Typically, bile, a liquid produced by the liver that aids in digestion, carries away excess copper from the liver. The livers of people with Wilsons disease don’t release copper into bile, as they should. The resulting buildup of copper in the liver injures the tissue, eventually damaging the organ to the point it releases copper directly into the bloodstream. Once in the bloodstream, the copper travels throughout the body where it may damage the brain, eyes, kidney and central nervous system.
Left untreated, this liver condition leads to cirrhosis, an irreversible scarring of the liver that seriously disrupts its normal functioning.
Wilson’s Disease Symptoms
Signs and symptoms usually appear between the ages of 6 and 20, but they can appear as late as age 40. The signs and symptoms include:
- Brown, ring-shaped pigmentation (Kayser-Fleischer ring) in the transparent surface of the eye (cornea) that usually can be seen only during an eye exam
- Yellowing of the skin and eyes (jaundice)
- Vomiting blood
- Speech and language problems
- Tremors in the arms and hands
- Rigid muscles
- Enlargement of the liver and spleen
- Liver tenderness
- Fluid buildup in the abdomen (ascites)
- Liver disease (hepatitis and cirrhosis)
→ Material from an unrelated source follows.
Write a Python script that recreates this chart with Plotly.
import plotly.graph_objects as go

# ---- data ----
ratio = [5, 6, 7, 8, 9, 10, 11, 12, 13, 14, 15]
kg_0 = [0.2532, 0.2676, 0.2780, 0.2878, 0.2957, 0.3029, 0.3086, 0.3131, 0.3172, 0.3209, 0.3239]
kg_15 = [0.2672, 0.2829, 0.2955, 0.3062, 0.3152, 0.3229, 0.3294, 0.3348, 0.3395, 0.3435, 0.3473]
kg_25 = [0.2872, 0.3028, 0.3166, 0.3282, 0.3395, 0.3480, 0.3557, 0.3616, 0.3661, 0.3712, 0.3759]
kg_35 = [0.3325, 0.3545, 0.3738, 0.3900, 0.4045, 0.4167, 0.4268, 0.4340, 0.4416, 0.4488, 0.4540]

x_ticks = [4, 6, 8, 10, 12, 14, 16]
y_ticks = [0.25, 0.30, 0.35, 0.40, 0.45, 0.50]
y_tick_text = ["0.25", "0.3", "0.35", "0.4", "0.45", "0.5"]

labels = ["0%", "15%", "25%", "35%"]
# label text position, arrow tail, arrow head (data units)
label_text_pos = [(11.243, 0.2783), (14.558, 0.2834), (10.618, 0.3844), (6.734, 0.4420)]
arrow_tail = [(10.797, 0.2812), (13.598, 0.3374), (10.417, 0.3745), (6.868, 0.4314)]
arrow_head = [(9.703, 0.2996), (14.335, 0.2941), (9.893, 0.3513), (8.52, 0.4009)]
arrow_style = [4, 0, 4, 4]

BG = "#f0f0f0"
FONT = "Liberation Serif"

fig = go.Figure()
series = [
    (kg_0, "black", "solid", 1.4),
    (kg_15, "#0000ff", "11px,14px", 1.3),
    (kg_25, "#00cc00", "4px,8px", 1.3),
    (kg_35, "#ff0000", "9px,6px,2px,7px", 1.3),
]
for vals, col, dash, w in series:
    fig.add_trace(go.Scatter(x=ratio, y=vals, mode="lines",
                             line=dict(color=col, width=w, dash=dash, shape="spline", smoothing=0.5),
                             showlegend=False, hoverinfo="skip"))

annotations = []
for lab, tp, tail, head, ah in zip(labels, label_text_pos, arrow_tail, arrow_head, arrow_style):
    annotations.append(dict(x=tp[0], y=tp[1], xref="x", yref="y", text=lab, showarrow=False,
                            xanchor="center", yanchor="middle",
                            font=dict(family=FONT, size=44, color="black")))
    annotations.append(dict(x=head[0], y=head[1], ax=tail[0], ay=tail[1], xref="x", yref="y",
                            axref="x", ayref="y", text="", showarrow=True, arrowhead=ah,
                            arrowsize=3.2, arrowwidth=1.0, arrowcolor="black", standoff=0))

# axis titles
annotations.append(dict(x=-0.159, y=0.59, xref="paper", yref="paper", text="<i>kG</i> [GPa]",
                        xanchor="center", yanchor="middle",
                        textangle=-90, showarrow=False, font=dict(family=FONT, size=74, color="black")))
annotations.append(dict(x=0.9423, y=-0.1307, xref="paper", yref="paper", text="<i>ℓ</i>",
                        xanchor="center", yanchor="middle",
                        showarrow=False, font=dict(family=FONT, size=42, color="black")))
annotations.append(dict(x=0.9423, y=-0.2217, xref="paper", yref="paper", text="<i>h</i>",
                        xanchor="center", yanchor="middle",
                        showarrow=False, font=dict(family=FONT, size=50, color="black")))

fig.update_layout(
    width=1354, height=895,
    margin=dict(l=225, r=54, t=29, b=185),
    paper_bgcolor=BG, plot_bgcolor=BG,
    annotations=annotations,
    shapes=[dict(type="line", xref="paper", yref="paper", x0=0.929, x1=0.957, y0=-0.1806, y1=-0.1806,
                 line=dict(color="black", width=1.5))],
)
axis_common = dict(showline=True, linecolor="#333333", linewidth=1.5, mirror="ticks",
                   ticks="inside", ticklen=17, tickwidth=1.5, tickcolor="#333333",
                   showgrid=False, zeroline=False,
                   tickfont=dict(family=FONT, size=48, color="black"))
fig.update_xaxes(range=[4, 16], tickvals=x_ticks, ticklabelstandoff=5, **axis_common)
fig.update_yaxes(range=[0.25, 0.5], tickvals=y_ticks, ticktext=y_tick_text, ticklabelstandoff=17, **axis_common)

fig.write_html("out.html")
- Low platelet and white blood cell count in the blood
- High levels of amino acids, protein, uric acid and phosphate in the urine
- Softening of the bones
An abnormal gene inherited as a recessive trait causes Wilsons disease. For people to exhibit signs and symptoms of the disease, they must inherit two copies of the gene, one from their mother and one from their father. Children won’t develop signs and symptoms of the disease if they inherit the gene from only one parent. Instead, they become carriers of the disease, meaning they can pass on a copy of the mutated gene to their offspring. Siblings of people with diagnosed Wilson’s disease have a one-in-four chance of carrying the same gene pattern and should be tested.
Treatment usually continues for life and involves taking medications that help remove the deposited copper from tissues. These copper-removing medications include penicillamine (Cuprimine, Depen) and trientine (Syprine). Sometimes taking zinc supplements will help block copper absorption by the intestines.
Having this disease means you’ll also need to follow a low-copper diet. That means avoiding certain foods including nuts, chocolate, dried fruit, liver, shellfish and mushrooms.
With early diagnosis and proper treatment, the prognosis is generally good.